The strategy makes a range of commitments to education providers across four essential aspects of effective technology implementation: infrastructure, skills and capabilities, procurement, and safety and security. Guidance documents around implementing technology infrastructure have been published and online technology training courses are being made available. Also, a network of technology ‘demonstrator’ schools and colleges is planned, for peer training and support.
A role for EdTech to play in administration, teaching, CPD and lifelong learning
The vision is to bring about change for the better in administration, assessment, teaching practice, continuing professional development (CPD) and lifelong learning by, among other things, reducing the burden of non-teaching administrative tasks, cutting the time it takes to prepare and mark assessments and homework, improving access and inclusion to reach every learner, supporting adult learners, and helping educators evaluate their development needs and benefit from more flexible CPD.

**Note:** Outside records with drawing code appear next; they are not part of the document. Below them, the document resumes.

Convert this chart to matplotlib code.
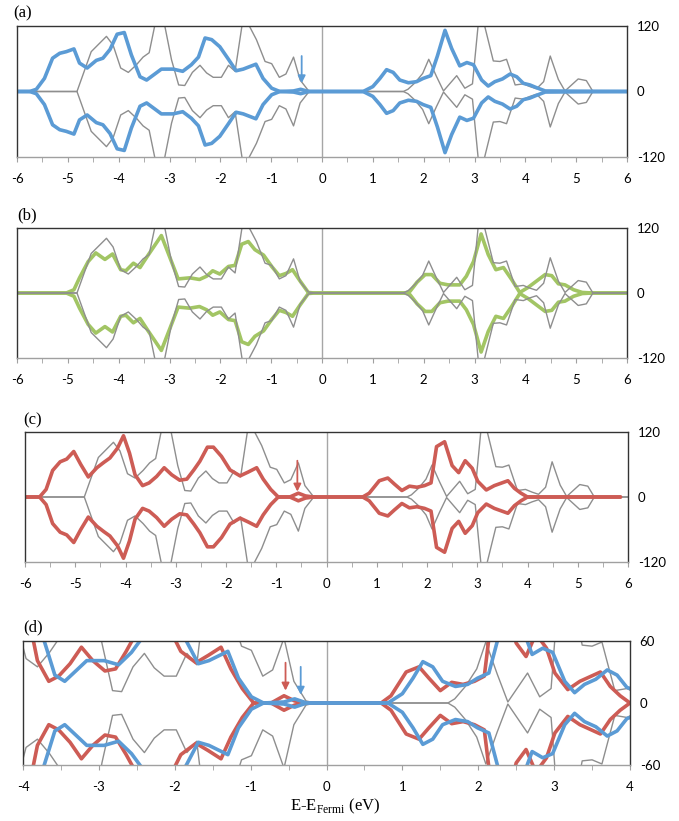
import matplotlib
matplotlib.use("Agg")
import matplotlib.pyplot as plt

# Curva de referencia (gris), solo espín arriba; el espín abajo es su reflejo
energia_gris = [-6.0, -4.82, -4.54, -4.24, -4.11, -3.96, -3.81, -3.65, -3.52, -3.40, -3.19,
                -2.96, -2.82, -2.70, -2.55, -2.40, -2.27, -2.14, -1.98, -1.84, -1.71, -1.51,
                -1.43, -1.29, -1.12, -0.99, -0.84, -0.71, -0.56, -0.43, -0.27, -0.15, 1.60,
                1.69, 1.83, 1.98, 2.10, 2.25, 2.39, 2.65, 2.81, 2.96, 3.13, 3.20, 3.37, 3.50,
                3.63, 3.80, 3.96, 4.09, 4.22, 4.36, 4.49, 4.65, 4.78, 5.04, 5.20, 5.33, 6.0]
dos_gris = [0, 0, 73, 101, 85, 43, 35, 49, 63, 71, 166,
            58, 12, 11, 35, 48, 34, 26, 26, 48, 37, 160,
            120, 95, 55, 51, 26, 32, 63, 21, 2, 0, 0,
            4, 16, 33, 59, 28, 1, 29, 6, 14, 178, 120, 56, 55,
            59, 12, 14, 9, 5, 18, 65, 22, 1, 23, 20, 0, 0]

# Curva azul (a)
energia_azul = [-6.0, -5.75, -5.62, -5.46, -5.30, -5.16, -5.03, -4.88, -4.77, -4.62, -4.44,
                -4.31, -4.17, -4.03, -3.89, -3.75, -3.58, -3.45, -3.29, -3.16, -2.93, -2.74,
                -2.57, -2.43, -2.30, -2.17, -2.01, -1.84, -1.69, -1.55, -1.30, -1.16, -0.99,
                -0.83, -0.56, -0.42, -0.26, 0.81, 1.00, 1.14, 1.27, 1.40, 1.53, 1.70, 1.86,
                1.99, 2.14, 2.27, 2.42, 2.55, 2.71, 2.85, 2.98, 3.14, 3.27, 3.40, 3.55, 3.70,
                3.83, 3.96, 4.09, 4.22, 4.39, 6.0]
dos_azul = [0, 0, 4, 24, 61, 70, 73, 78, 52, 43, 57,
            61, 77, 105, 108, 67, 27, 21, 32, 41, 41, 37,
            49, 63, 98, 95, 82, 59, 38, 41, 50, 24, 6,
            0, 1, 4, 0, 0, 9, 24, 40, 35, 21, 16, 18,
            24, 29, 65, 112, 79, 47, 53, 49, 21, 10, 18, 23, 32,
            27, 15, 12, 7, 1, 0]

# Curva verde (b)
energia_verde = [-6.0, -5.03, -4.88, -4.77, -4.60, -4.45, -4.27, -4.12, -3.96, -3.86, -3.71,
                 -3.58, -3.42, -3.16, -2.99, -2.83, -2.60, -2.41, -2.27, -2.15, -2.01, -1.84,
                 -1.71, -1.58, -1.45, -1.32, -1.15, -0.99, -0.84, -0.71, -0.58, -0.43, -0.27,
                 -0.15, 1.63, 1.73, 1.87, 2.03, 2.16, 2.32, 2.48, 2.71, 2.84, 2.98, 3.13, 3.27,
                 3.42, 3.57, 3.73, 3.89, 4.05, 4.22, 4.39, 4.52, 4.65, 4.78, 4.95, 5.12, 5.33, 6.0]
dos_verde = [0, 0, 6, 28, 58, 74, 62, 72, 43, 41, 55,
             47, 70, 106, 65, 26, 28, 25, 31, 41, 35, 49,
             51, 90, 95, 80, 70, 49, 32, 36, 43, 22, 1,
             0, 0, 3, 20, 34, 34, 18, 15, 15, 31, 58, 109, 71,
             43, 47, 25, 1, 10, 22, 34, 32, 17, 15, 6, 1, 0, 0]

# Curva roja (c)
energia_roja = [-6.0, -5.71, -5.58, -5.45, -5.30, -5.17, -5.03, -4.89, -4.74, -4.57, -4.43,
                -4.31, -4.16, -4.04, -3.92, -3.81, -3.66, -3.53, -3.38, -3.23, -3.08, -2.92,
                -2.78, -2.64, -2.52, -2.37, -2.25, -2.09, -1.92, -1.72, -1.56, -1.39, -1.26,
                -1.11, -0.96, -0.73, -0.56, -0.42, -0.26, 0.72, 0.85, 1.05, 1.22, 1.35, 1.50,
                1.65, 1.80, 1.95, 2.08, 2.19, 2.35, 2.50, 2.63, 2.76, 2.90, 3.01, 3.18, 3.34,
                3.49, 3.61, 3.74, 3.87, 4.00, 5.85]
dos_roja = [0, 0, 14, 49, 65, 70, 84, 60, 37, 54, 64,
            72, 90, 113, 81, 41, 21, 26, 38, 54, 41, 31,
            33, 50, 66, 92, 92, 75, 50, 39, 46, 54, 33,
            14, 0, 0, 7, 2, 0, 0, 7, 30, 35, 24, 12,
            20, 18, 21, 26, 93, 102, 58, 45, 67, 53, 29, 13, 21,
            26, 30, 16, 7, 0, 0]

# Flechas: (x, y inicio, y final, color) para cada panel
flechas_a = [(-0.40, 65, 15, "#5B9BD5")]
flechas_c = [(-0.58, 67, 10, "#CD5C55")]
flechas_d = [(-0.54, 39, 12, "#CD5C55"), (-0.34, 35, 8, "#5B9BD5")]

etiquetas = ["(a)", "(b)", "(c)", "(d)"]

GRIS = "#8e8e8e"
AZUL = "#5B9BD5"
VERDE = "#A2C564"
ROJO = "#CD5C55"

plt.rcParams["mathtext.fontset"] = "custom"
plt.rcParams["mathtext.rm"] = "Liberation Serif"


# Dibuja una curva de espín arriba y su reflejo de espín abajo
def dibujar_curva(ax, energia, dos, color, ancho):
    ax.plot(energia, dos, color=color, lw=ancho, solid_joinstyle="round", solid_capstyle="round")
    ax.plot(energia, [-d for d in dos], color=color, lw=ancho,
            solid_joinstyle="round", solid_capstyle="round")


# Da formato a un panel
def formato_panel(ax, xmin, xmax, ymax):
    ax.set_xlim(xmin, xmax)
    ax.set_ylim(-ymax, ymax)
    ax.axvline(0, color="#a6a6a6", lw=1.0, zorder=1)
    ax.set_xticks(range(xmin, xmax + 1))
    ax.set_xticks([x + 0.5 for x in range(xmin, xmax)], minor=True)
    ax.set_xticklabels([str(x) for x in range(xmin, xmax + 1)], fontfamily="Lato", fontsize=9.5)
    ax.tick_params(axis="x", which="both", direction="out", length=3.5, color="#a0a0a0", pad=8)
    ax.yaxis.tick_right()
    ax.set_yticks([ymax, 0, -ymax])
    ax.set_yticklabels([str(ymax), "0", str(-ymax)], fontfamily="Lato", fontsize=9.5)
    ax.tick_params(axis="y", length=0, pad=7)
    for lado in ["top", "left", "right"]:
        ax.spines[lado].set_color("#333333")
        ax.spines[lado].set_linewidth(1.0)
    ax.spines["bottom"].set_color("#a0a0a0")
    ax.spines["bottom"].set_linewidth(1.0)


def dibujar_flechas(ax, flechas):
    for x, y0, y1, color in flechas:
        ax.annotate("", xy=(x, y1), xytext=(x, y0),
                    arrowprops=dict(arrowstyle="-|>", color=color, lw=1.3,
                                    mutation_scale=11, shrinkA=0, shrinkB=0), zorder=5)


fig = plt.figure(figsize=(6.79, 8.21), dpi=100)
W, H = 679.0, 821.0

# Posiciones de los paneles en pixeles: izquierda, arriba, derecha, abajo
cajas = [(17, 26, 627, 157), (17, 228, 627, 358), (25, 432, 628, 562), (23, 641, 630, 765)]
ejes = []
for izq, arr, der, aba in cajas:
    ejes.append(fig.add_axes([izq / W, 1 - aba / H, (der - izq) / W, (aba - arr) / H]))

# Panel (a)
ax = ejes[0]
dibujar_curva(ax, energia_gris, dos_gris, GRIS, 1.0)
dibujar_curva(ax, energia_azul, dos_azul, AZUL, 2.6)
formato_panel(ax, -6, 6, 120)
dibujar_flechas(ax, flechas_a)

# Panel (b)
ax = ejes[1]
dibujar_curva(ax, energia_verde, dos_verde, VERDE, 2.6)
dibujar_curva(ax, energia_gris, dos_gris, GRIS, 1.0)
formato_panel(ax, -6, 6, 120)

# Panel (c)
ax = ejes[2]
dibujar_curva(ax, energia_gris, dos_gris, GRIS, 1.0)
dibujar_curva(ax, energia_roja, dos_roja, ROJO, 2.6)
formato_panel(ax, -6, 6, 120)
dibujar_flechas(ax, flechas_c)

# Panel (d): ampliacion de (a) y (c)
ax = ejes[3]
dibujar_curva(ax, energia_gris, dos_gris, GRIS, 1.0)
dibujar_curva(ax, energia_roja, dos_roja, ROJO, 2.6)
dibujar_curva(ax, energia_azul, dos_azul, AZUL, 2.6)
formato_panel(ax, -4, 4, 60)
dibujar_flechas(ax, flechas_d)

# Etiquetas de los paneles
posiciones_etiquetas = [(13, 5), (17, 207), (23, 412), (23, 619)]
for texto, (x, y) in zip(etiquetas, posiciones_etiquetas):
    fig.text(x / W, 1 - y / H, texto, fontfamily="Liberation Serif", fontsize=12, va="top", ha="left")

fig.text(335 / W, 1 - 806 / H, r"E-E$_{\mathrm{Fermi}}$ (eV)", fontfamily="Liberation Serif",
         fontsize=12, ha="center", va="center")

fig.savefig("out.png", dpi=100)
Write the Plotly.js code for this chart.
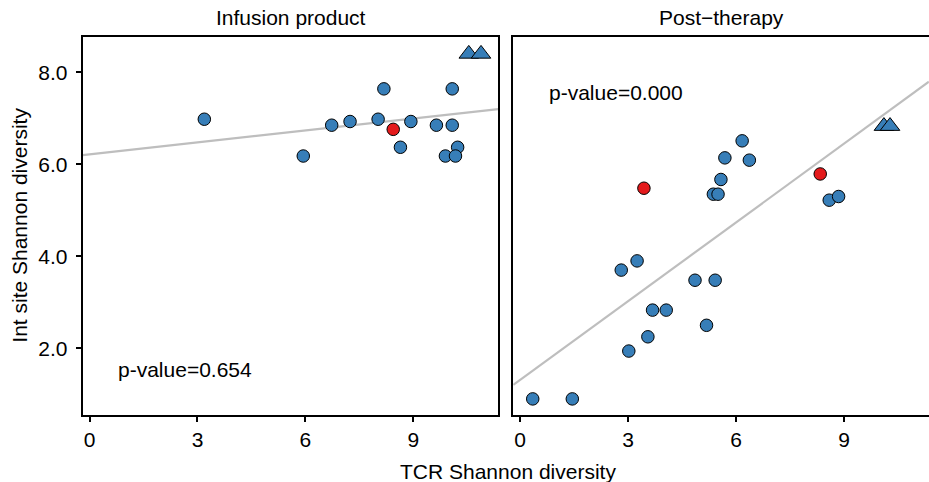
<!DOCTYPE html>
<html>
<head>
<meta charset="utf-8">
<script src="https://cdn.plot.ly/plotly-3.0.1.min.js"></script>
<style>html,body{margin:0;padding:0;background:#fff;}#chart{width:929px;height:482px;}</style>
</head>
<body>
<div id="chart"></div>
<script>
// ---- data ----
const panelTitles = ["Infusion product", "Post\u2212therapy"];
const pValues = ["p-value=0.654", "p-value=0.000"];
const xTicks = [0, 3, 6, 9];
const yTicks = [2, 4, 6, 8];

// Infusion product panel
const infBlueX = [3.19, 5.94, 6.73, 7.24, 8.02, 8.18, 8.64, 8.93, 9.64, 10.08, 10.08, 10.23, 9.89, 10.17];
const infBlueY = [6.98, 6.18, 6.85, 6.93, 6.98, 7.64, 6.37, 6.93, 6.85, 7.64, 6.85, 6.37, 6.18, 6.18];
const infRedX = [8.44];
const infRedY = [6.76];
const infTriX = [10.54, 10.88];
const infTriY = [8.40, 8.40];
const infFit = [6.216, 0.0866]; // intercept, slope

// Post-therapy panel
const postBlueX = [0.35, 1.45, 2.81, 3.25, 3.02, 3.55, 3.68, 4.06, 4.86, 5.42, 5.18, 6.17, 5.69, 6.37, 5.58, 5.37, 5.50, 8.59, 8.85];
const postBlueY = [0.90, 0.90, 3.70, 3.90, 1.94, 2.25, 2.83, 2.83, 3.48, 3.48, 2.50, 6.51, 6.14, 6.09, 5.67, 5.35, 5.35, 5.22, 5.30];
const postRedX = [3.44, 8.34];
const postRedY = [5.48, 5.79];
const postTriX = [10.11, 10.28];
const postTriY = [6.83, 6.83];
const postFit = [1.312, 0.5707];

// ---- styling ----
const FONT = "Liberation Sans, Arial, Helvetica, sans-serif";
const FS = 21;
const BLUE = "#377EB8", RED = "#E41A1C", GREY = "#BEBEBE";
const xRange = [-0.19, 11.36];
const yRange = [0.55, 8.774];

function fitLine(fit, xa, ya) {
  const xs = [xRange[0], xRange[1]];
  return {x: xs, y: xs.map(v => fit[0] + fit[1] * v), xaxis: xa, yaxis: ya,
    mode: "lines", line: {color: GREY, width: 2.2}, hoverinfo: "skip", showlegend: false};
}
function pts(x, y, color, symbol, size, xa, ya) {
  return {x: x, y: y, xaxis: xa, yaxis: ya, mode: "markers", showlegend: false,
    marker: {color: color, symbol: symbol, size: size, line: {color: "#000", width: 1}}};
}

const traces = [
  fitLine(infFit, "x", "y"),
  pts(infBlueX, infBlueY, BLUE, "circle", 12.5, "x", "y"),
  pts(infRedX, infRedY, RED, "circle", 12.5, "x", "y"),
  pts(infTriX, infTriY, BLUE, "triangle-up", 17, "x", "y"),
  fitLine(postFit, "x2", "y2"),
  pts(postBlueX, postBlueY, BLUE, "circle", 12.5, "x2", "y2"),
  pts(postRedX, postRedY, RED, "circle", 12.5, "x2", "y2"),
  pts(postTriX, postTriY, BLUE, "triangle-up", 17, "x2", "y2")
];

const W = 929, H = 482;
const axBase = {
  showline: true, mirror: true, linecolor: "#000", linewidth: 2,
  ticks: "outside", ticklen: 5, tickwidth: 2, tickcolor: "#000",
  showgrid: false, zeroline: false, fixedrange: true,
  tickfont: {family: FONT, size: FS, color: "#000"}
};
const xa = (dom, anchor) => Object.assign({}, axBase, {domain: dom, range: xRange, anchor: anchor, tickvals: xTicks});
const ya = (anchor, showLabels) => Object.assign({}, axBase, {domain: [1 - 415 / H, 1 - 36.7 / H], range: yRange, anchor: anchor,
  tickvals: yTicks, tickformat: ".1f", showticklabels: showLabels, ticks: showLabels ? "outside" : "", ticklabelstandoff: 4});

const layout = {
  width: W, height: H,
  margin: {l: 0, r: 0, t: 0, b: 0},
  paper_bgcolor: "#fff", plot_bgcolor: "#fff",
  font: {family: FONT, size: FS, color: "#000"},
  showlegend: false,
  xaxis: xa([82.7 / W, 498.3 / W], "y"),
  yaxis: ya("x", true),
  xaxis2: xa([513.3 / W, 928.9 / W], "y2"),
  yaxis2: ya("x2", false),
  annotations: [
    {text: panelTitles[0], xref: "x domain", yref: "paper", x: 0.5, y: 1 - 18 / H, xanchor: "center", yanchor: "middle", showarrow: false, font: {family: FONT, size: FS}},
    {text: panelTitles[1], xref: "x2 domain", yref: "paper", x: 0.5, y: 1 - 18 / H, xanchor: "center", yanchor: "middle", showarrow: false, font: {family: FONT, size: FS}},
    {text: pValues[0], xref: "x", yref: "y", x: 0.74, y: 1.53, xanchor: "left", yanchor: "middle", showarrow: false, font: {family: FONT, size: FS}},
    {text: pValues[1], xref: "x2", yref: "y2", x: 0.75, y: 7.55, xanchor: "left", yanchor: "middle", showarrow: false, font: {family: FONT, size: FS}},
    {text: "TCR Shannon diversity", xref: "paper", yref: "paper", x: 507.5 / W, y: 1 - 471 / H, xanchor: "center", yanchor: "middle", showarrow: false, font: {family: FONT, size: FS}},
    {text: "Int site Shannon diversity", xref: "paper", yref: "paper", x: 20 / W, y: 1 - 225.7 / H, xanchor: "center", yanchor: "middle", textangle: -90, showarrow: false, font: {family: FONT, size: FS}}
  ]
};

Plotly.newPlot("chart", traces, layout, {staticPlot: true, displayModeBar: false});
</script>
</body>
</html>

In all of this, technology has an immensely important role to play. Learning platforms can streamline tasks, freeing up time to the benefit of teachers and students. They can help transition static, one-way teaching models where educators instruct groups of students with the same materials at the same pace, to ones that are more interactive and dynamic.
A modern learning environment
A modern learning environment aligns the learning experience with other aspects of the lives of students and tutors, where technology plays an increasingly central role. Today’s learners expect technology-enabled learning options, such as access to learning materials on their smartphones and tablets. Our world is now one where information is accessible at any time, from a range of devices, where collaboration is regardless of physical location, and where thoughts, ideas and content are shared in real time. EdTech enables this capability for learning and, with the integration of formats that aren’t text-based – such as video and audio – it can also be visual, stimulating and adaptable to students’ learning styles.
Crucially, digital tools can help improve the learning experience for students who require greater accessibility assistance. Accessibility requirements can be met through EdTech features such as speech-to-text and text-to-speech, enabling teachers to create pedagogically sound courses which free up student time from making their own adjustments, to focus solely on their studies.
The right level of support
However, for the benefits of EdTech to be realised, technology implementations need the right level of support, so that teaching and administrative staff gain the necessary skills and capabilities they need. Not only that, but the processes – and mindset – must be in place to enable lecturers, tutors and other members of staff to refresh their knowledge and skills as technology and teaching models evolve. That’s why the emphasis in the EdTech strategy on supporting teachers in their own CPD is so important and so welcome. Ongoing learning is a critical part of a career in education, and institutions that support staff through simple, effective tech-based development programmes stand to increase staff engagement and operational efficiency and provide the right foundation for continually improving learning outcomes.
The EdTech strategy represents a very welcome shift in thinking about the investment in and prioritisation of technology in the classroom. The proposed greater collaboration between government, industry and educational institutions will help educators to get the most suitable technology for their specific needs, and the support and training they need to use it.